Читать «Три эссе» онлайн - страница 3
Гилберт Кийт Честертон
Мафусаилит
Я прочитал в газете об очень интересном и поучительном происшествии. Какой-то человек пошел в солдаты, и ему предложили, как полагается в этих случаях, заполнить бумагу, в которой среди прочих был вопрос о вероисповедании. Торжественно и серьезно он написал: «Мафусаилит». Я не знаю, как называется тот, кто читает эти бумаги, но думаю, он встретил за свою жизнь две-три религии. Однако все его образование не помогло ему втиснуть «мафусаилитство» в то, что Боссюе называл «вариантами протестантства». Он живо заинтересовался направлением новой секты и спросил солдата, что тот имеет в виду. Солдат ответил: «Пожить подольше».
Да, в религиозной истории Европы этот ответ стоит не меньше, чем сотня вагонов ежедневных, недельных, двухнедельных и ежемесячных газет. Каждый день в каждой газете объявляется новый пророк, но в двух тысячах слов, отводимых ему, не найти такого мудрого и точного слова, как «мафусаилит». Дело литературы — кратко рассказать о длинном; вот почему наши новые философские книги не литература. В этом солдате живет душа писателя. Он великий мастер афоризма, как Гюго или Дизраэли. Он нашел слово, которое выражает всю трусость современной мысли.
Теперь, когда новоявленные философы потащат ко мне свои новые религии (а на улице всегда стоит очередь), я смогу оборвать их одним вдохновенным словом. Философ начнет: «Новая религия, основанная на первичной энергии природы...» «Мафусаилит», — определю я. — До свидания!» «Человеческая жизнь, — скажет другой, — это единственная святыня, освобожденная от суеверий и догм...» «Мафусаилит!» — прорычу я. — Пошел вон!» «Моя религия — религия радости, — закашляет человечек в дымчатых очках. — Религия физической гордости и силы, моя...» «Мафусаилит!»—закричу я снова и хлопну его по спине, и он упадет. Тогда войдет бледный юный поэт со змеящимися волосами и скажет (один недавно сказал) : «Настроение, ощущение — единственная реальность, а они меняются, меняются... Мне трудно определить мою религию...» «А мне легко! — скажу я не без строгости. — Ваша религия — пожить подольше. Если вы здесь останетесь, это не выйдет».
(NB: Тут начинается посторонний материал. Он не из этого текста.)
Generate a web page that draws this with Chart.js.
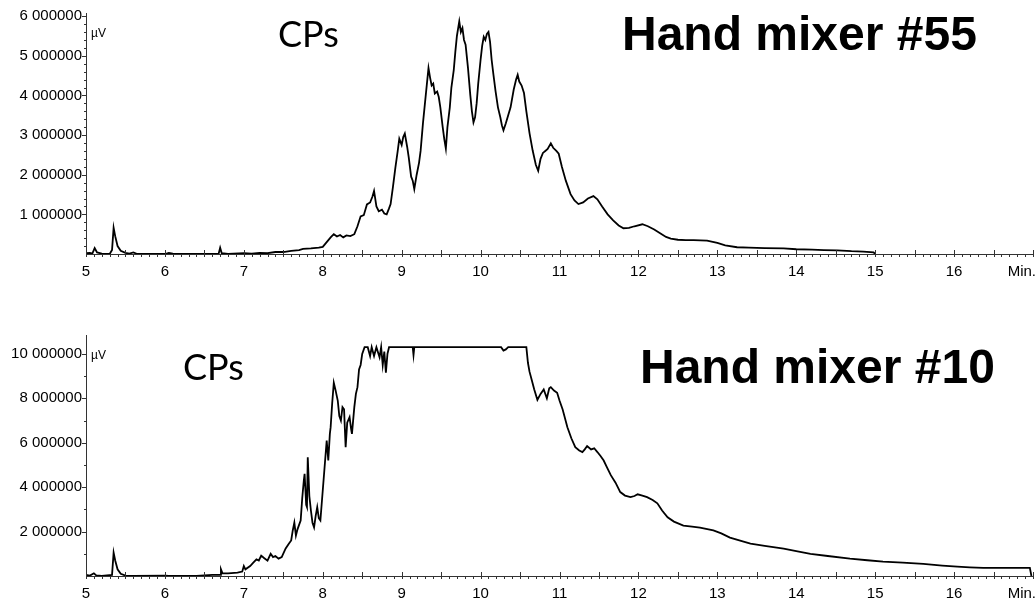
<!DOCTYPE html>
<html>
<head>
<meta charset="utf-8">
<script src="https://cdn.jsdelivr.net/npm/chart.js@4/dist/chart.umd.min.js"></script>
<style>
  body { margin: 0; background: #fff; width: 1036px; height: 602px; overflow: hidden; position: relative; }
  .box { position: absolute; left: 0; width: 1036px; }
  #topBox { top: 0; height: 290px; }
  #botBox { top: 300px; height: 302px; }
</style>
</head>
<body>
<div class="box" id="topBox"><canvas id="chartTop"></canvas></div>
<div class="box" id="botBox"><canvas id="chartBot"></canvas></div>
<script>
// x in minutes, signal in units of 1 000000 µV
const xTickLabels = [5, 6, 7, 8, 9, 10, 11, 12, 13, 14, 15, 16]

const topTicks = [1, 2, 3, 4, 5, 6]
const topTimes = [5.00, 5.05, 5.08, 5.11, 5.14, 5.20, 5.30, 5.33, 5.35, 5.37, 5.40, 5.44, 5.50, 5.55, 5.60, 5.65,
  6.00, 6.05, 6.10, 6.20, 6.68, 6.70, 6.72, 6.80, 7.00, 7.10, 7.20, 7.30, 7.40, 7.50, 7.60, 7.70, 7.75, 7.85, 7.95,
  8.00, 8.05, 8.10, 8.14, 8.18, 8.22, 8.26, 8.30, 8.35, 8.40, 8.44, 8.48, 8.52, 8.56, 8.60, 8.63, 8.65, 8.68, 8.71,
  8.75, 8.78, 8.81, 8.84, 8.86, 8.89, 8.92, 8.95, 8.97, 9.00, 9.02, 9.04, 9.07, 9.09, 9.12, 9.14, 9.16, 9.19, 9.22,
  9.24, 9.27, 9.30, 9.32, 9.34, 9.36, 9.38, 9.40, 9.42, 9.45, 9.47, 9.49, 9.52, 9.54, 9.56, 9.58, 9.61, 9.63, 9.66,
  9.68, 9.70, 9.72, 9.73, 9.75, 9.77, 9.79, 9.81, 9.84, 9.87, 9.89, 9.91, 9.93, 9.95, 9.97, 10.00, 10.02, 10.04,
  10.06, 10.08, 10.10, 10.12, 10.14, 10.16, 10.19, 10.22, 10.25, 10.27, 10.29, 10.32, 10.35, 10.38, 10.42, 10.45,
  10.47, 10.49, 10.52, 10.55, 10.58, 10.62, 10.66, 10.70, 10.73, 10.76, 10.79, 10.82, 10.85, 10.89, 10.92, 10.96,
  10.99, 11.03, 11.08, 11.14, 11.19, 11.24, 11.30, 11.36, 11.43, 11.48, 11.54, 11.61, 11.68, 11.75, 11.81, 11.88,
  11.95, 12.05, 12.12, 12.20, 12.28, 12.35, 12.41, 12.50, 12.60, 12.70, 12.87, 13.00, 13.10, 13.25, 13.40, 13.60,
  13.84, 14.00, 14.20, 14.35, 14.52, 14.70, 14.85, 14.98, 15.00]
const topSignal = [0.02, 0.03, 0.01, 0.15, 0.04, 0.01, 0.00, 0.10, 0.66, 0.45, 0.20, 0.08, 0.03, 0.01, 0.04, 0.00,
  0.00, 0.03, 0.01, 0.00, 0.00, 0.16, 0.02, 0.00, 0.02, 0.01, 0.03, 0.02, 0.05, 0.05, 0.08, 0.10, 0.13, 0.14, 0.16,
  0.18, 0.30, 0.42, 0.50, 0.44, 0.48, 0.42, 0.47, 0.45, 0.50, 0.70, 0.95, 0.98, 1.25, 1.30, 1.45, 1.59, 1.20, 1.08,
  1.12, 1.02, 1.00, 1.15, 1.26, 1.70, 2.17, 2.60, 2.91, 2.75, 2.95, 3.04, 2.70, 2.43, 1.95, 1.85, 1.64, 2.00, 2.30,
  2.60, 3.30, 3.90, 4.30, 4.69, 4.45, 4.25, 4.30, 4.05, 4.10, 3.96, 3.70, 3.20, 2.90, 2.66, 3.20, 3.70, 4.20, 4.64,
  5.10, 5.50, 5.75, 5.87, 5.60, 5.70, 5.40, 5.28, 4.70, 4.00, 3.60, 3.32, 3.45, 3.80, 4.30, 4.90, 5.25, 5.48,
  5.40, 5.55, 5.60, 5.35, 4.90, 4.57, 4.10, 3.70, 3.45, 3.25, 3.12, 3.30, 3.50, 3.70, 4.15, 4.40,
  4.52, 4.35, 4.25, 4.06, 3.60, 3.05, 2.61, 2.25, 2.10, 2.40, 2.55, 2.60, 2.65, 2.79, 2.68, 2.60,
  2.53, 2.20, 1.85, 1.51, 1.35, 1.26, 1.30, 1.40, 1.46, 1.38, 1.20, 1.00, 0.85, 0.72, 0.65, 0.66,
  0.70, 0.75, 0.70, 0.62, 0.52, 0.43, 0.39, 0.36, 0.35, 0.35, 0.34, 0.28, 0.22, 0.17, 0.16, 0.15,
  0.14, 0.12, 0.11, 0.10, 0.09, 0.07, 0.06, 0.04, 0.00]

const botTicks = [2, 4, 6, 8, 10]
const botTimes = [5.00, 5.05, 5.10, 5.13, 5.20, 5.33, 5.35, 5.37, 5.40, 5.44, 5.50, 5.60, 6.00, 6.05, 6.40, 6.60,
  6.70, 6.71, 6.73, 6.80, 6.92, 6.98, 7.00, 7.02, 7.08, 7.12, 7.16, 7.19, 7.22, 7.26, 7.30, 7.34, 7.37, 7.40, 7.44,
  7.48, 7.53, 7.57, 7.60, 7.62, 7.64, 7.66, 7.68, 7.70, 7.72, 7.74, 7.76, 7.77, 7.79, 7.80, 7.81, 7.83, 7.85, 7.87,
  7.89, 7.91, 7.93, 7.95, 7.97, 7.99, 8.01, 8.03, 8.05, 8.07, 8.09, 8.10, 8.12, 8.14, 8.16, 8.19, 8.21, 8.23, 8.25,
  8.27, 8.29, 8.31, 8.34, 8.36, 8.37, 8.40, 8.42, 8.44, 8.46, 8.48, 8.50, 8.53, 8.57, 8.60, 8.62, 8.65, 8.68, 8.72,
  8.74, 8.76, 8.78, 8.80, 8.82, 8.84, 9.14, 9.15, 9.16, 10.26, 10.29, 10.32, 10.35, 10.58, 10.60, 10.62, 10.65,
  10.68, 10.72, 10.76, 10.80, 10.84, 10.87, 10.89, 10.93, 10.97, 11.00, 11.04, 11.10, 11.15, 11.20, 11.25, 11.29,
  11.32, 11.35, 11.40, 11.44, 11.48, 11.52, 11.56, 11.60, 11.65, 11.71, 11.77, 11.83, 11.90, 11.95, 11.99, 12.05,
  12.11, 12.18, 12.24, 12.30, 12.37, 12.45, 12.57, 12.68, 12.78, 12.95, 13.05, 13.16, 13.30, 13.42, 13.60, 13.84,
  14.00, 14.18, 14.40, 14.68, 14.90, 15.10, 15.35, 15.61, 15.85, 16.04, 16.20, 16.37, 16.70, 16.96, 16.98]
const botSignal = [0.05, 0.02, 0.12, 0.03, 0.00, 0.05, 1.05, 0.70, 0.30, 0.10, 0.02, 0.00, 0.02, 0.00, 0.00, 0.05,
  0.05, 0.30, 0.12, 0.12, 0.15, 0.20, 0.45, 0.30, 0.45, 0.60, 0.75, 0.70, 0.92, 0.80, 0.69, 1.00, 0.85, 0.90, 0.78,
  0.85, 1.24, 1.45, 1.60, 2.05, 2.40, 1.82, 2.10, 2.30, 2.50, 3.50, 4.30, 4.60, 3.20, 3.10, 5.35, 3.60, 2.95, 2.40,
  2.19, 2.70, 3.10, 2.60, 2.50, 3.40, 4.30, 5.20, 6.10, 5.20, 6.40, 6.70, 7.80, 8.70, 8.40, 7.90, 7.20, 7.00, 7.60,
  7.50, 5.80, 6.90, 7.15, 6.60, 6.40, 7.60, 8.20, 8.50, 9.30, 9.50, 10.00, 10.30, 10.30, 9.90, 10.30, 9.90, 10.30, 9.85,
  10.30, 9.50, 10.10, 9.15, 10.00, 10.30, 10.30, 9.95, 10.30, 10.30, 10.15, 10.20, 10.30, 10.30, 9.60, 9.20, 8.80,
  8.40, 7.93, 8.20, 8.40, 8.00, 8.45, 8.50, 8.35, 8.25, 7.90, 7.50, 6.70, 6.20, 5.80, 5.65, 5.58,
  5.70, 5.85, 5.70, 5.75, 5.58, 5.40, 5.20, 4.90, 4.54, 4.20, 3.78, 3.62, 3.55, 3.60, 3.68, 3.62,
  3.55, 3.42, 3.27, 2.95, 2.64, 2.45, 2.27, 2.22, 2.18, 2.05, 1.92, 1.73, 1.58, 1.46, 1.36, 1.23,
  1.12, 1.00, 0.90, 0.78, 0.71, 0.65, 0.60, 0.55, 0.47, 0.42, 0.39, 0.37, 0.37, 0.37, 0.00]

const axisColor = '#333'

// draws minor/major tick marks and the free text (titles, units)
const decor = {
  id: 'decor',
  afterDraw(chart, args, o) {
    const ctx = chart.ctx
    const xs = chart.scales.x, ys = chart.scales.y
    const area = chart.chartArea
    ctx.save()
    ctx.strokeStyle = axisColor
    ctx.lineWidth = 1
    ctx.beginPath()
    for (let i = 0; i <= 120; i++) {
      const px = Math.round(xs.getPixelForValue(5 + i / 10)) + 0.5
      const major = i % 5 === 0
      ctx.moveTo(px, area.bottom + (major ? -4 : 0))
      ctx.lineTo(px, area.bottom + 3)
    }
    const n = Math.floor(ys.max / o.yMinor + 1e-6)
    for (let i = 1; i <= n; i++) {
      const v = i * o.yMinor
      const py = Math.round(ys.getPixelForValue(v)) + 0.5
      const major = o.yMajor.some(t => Math.abs(t - v) < 1e-6)
      ctx.moveTo(area.left - (major ? 4 : 2), py)
      ctx.lineTo(area.left, py)
    }
    ctx.stroke()
    ctx.fillStyle = '#000'
    ctx.textBaseline = 'alphabetic'
    o.texts.forEach(t => {
      ctx.font = t.font
      ctx.textAlign = t.align || 'left'
      ctx.fillText(t.text, t.x, t.y)
    })
    ctx.restore()
  }
}

function makeChart(id, times, signal, yMax, yTicks, yMinor, xAxisH, padTop, texts) {
  return new Chart(document.getElementById(id), {
    type: 'line',
    data: {
      datasets: [{
        data: times.map((t, i) => ({ x: t, y: signal[i] })),
        borderColor: '#000',
        borderWidth: 1.8,
        pointRadius: 0,
        tension: 0,
        fill: false
      }]
    },
    options: {
      responsive: true,
      maintainAspectRatio: false,
      animation: false,
      layout: { padding: { top: padTop, right: 3, left: 0, bottom: 0 } },
      plugins: {
        legend: { display: false },
        tooltip: { enabled: false },
        decor: { yMajor: yTicks, yMinor: yMinor, texts: texts }
      },
      scales: {
        x: {
          type: 'linear',
          min: 5,
          max: 17,
          afterBuildTicks: s => { s.ticks = xTickLabels.map(v => ({ value: v })) },
          afterFit: s => { s.height = xAxisH },
          grid: { display: false, drawTicks: false },
          border: { display: true, color: axisColor, width: 1 },
          ticks: {
            padding: 9,
            maxRotation: 0,
            autoSkip: false,
            color: '#000',
            font: { family: '"Liberation Sans", Arial, sans-serif', size: 15 }
          }
        },
        y: {
          min: 0,
          max: yMax,
          afterBuildTicks: s => { s.ticks = yTicks.map(v => ({ value: v })) },
          afterFit: s => { s.width = 86 },
          grid: { display: false, drawTicks: false },
          border: { display: true, color: axisColor, width: 1 },
          ticks: {
            padding: 4,
            color: '#000',
            font: { family: '"Liberation Sans", Arial, sans-serif', size: 15 },
            callback: v => v + ' 000000'
          }
        }
      }
    },
    plugins: [decor]
  })
}

makeChart('chartTop', topTimes, topSignal, 6.08, topTicks, 0.2, 36, 13, [
  { text: 'CPs', font: '36px Lato, "Open Sans", sans-serif', x: 278, y: 47 },
  { text: 'Hand mixer #55', font: 'bold 48px "Liberation Sans", Arial, sans-serif', x: 622, y: 50 },
  { text: 'µV', font: '12px "Liberation Sans", Arial, sans-serif', x: 91, y: 37 },
  { text: 'Min.', font: '15px "Liberation Sans", Arial, sans-serif', x: 1036, y: 276, align: 'right' }
])

makeChart('chartBot', botTimes, botSignal, 10.85, botTicks, 1, 26, 35, [
  { text: 'CPs', font: '36px Lato, "Open Sans", sans-serif', x: 183, y: 80 },
  { text: 'Hand mixer #10', font: 'bold 48px "Liberation Sans", Arial, sans-serif', x: 640, y: 83 },
  { text: 'µV', font: '12px "Liberation Sans", Arial, sans-serif', x: 91, y: 59 },
  { text: 'Min.', font: '15px "Liberation Sans", Arial, sans-serif', x: 1036, y: 298, align: 'right' }
])
</script>
</body>
</html>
Модная философия декаданса означает практически восхваление какого-нибудь старого порока. Был у нас софист, который защищал жестокость, называя ее силой. Есть софист, который защищает распутство, называя его свободой эмоций. Есть софист, который защищает лень, называя ее искусством. Почти наверное — я не боюсь пророчествовать, — в этом разгуле софистики объявится философ, который захочет воспеть трусость. Если вы побывали в нездоровом мире словотолчения, вы поймете, как много можно сказать в защиту трусости. «Разве жизнь не прекрасна и не достойна спасения?» — скажет отступающий солдат. «Разве я не обязан продлить несравненное чудо сознательного бытия?» — воскликнет из-под стола глава семьи. «Разве не обязан я оставаться на земле, пока цветут на ней розы и лилии?» — послышится из-под кровати. Так же легко сделать из труса поэта и мистика, как легко оказалось сделать его из распутника или из тирана. Когда эту новую великую теорию начнут проповедовать в книгах и с трибун, можете не сомневаться, она вызовет большую шумиху. Я имею в виду большую шумиху в том маленьком кругу, который живет среди книг и трибун. Возникнет новая великая религия. Бесстрашные крестоносцы тысячами присягнут жить долго. Но дело не так уж плохо — не проживут.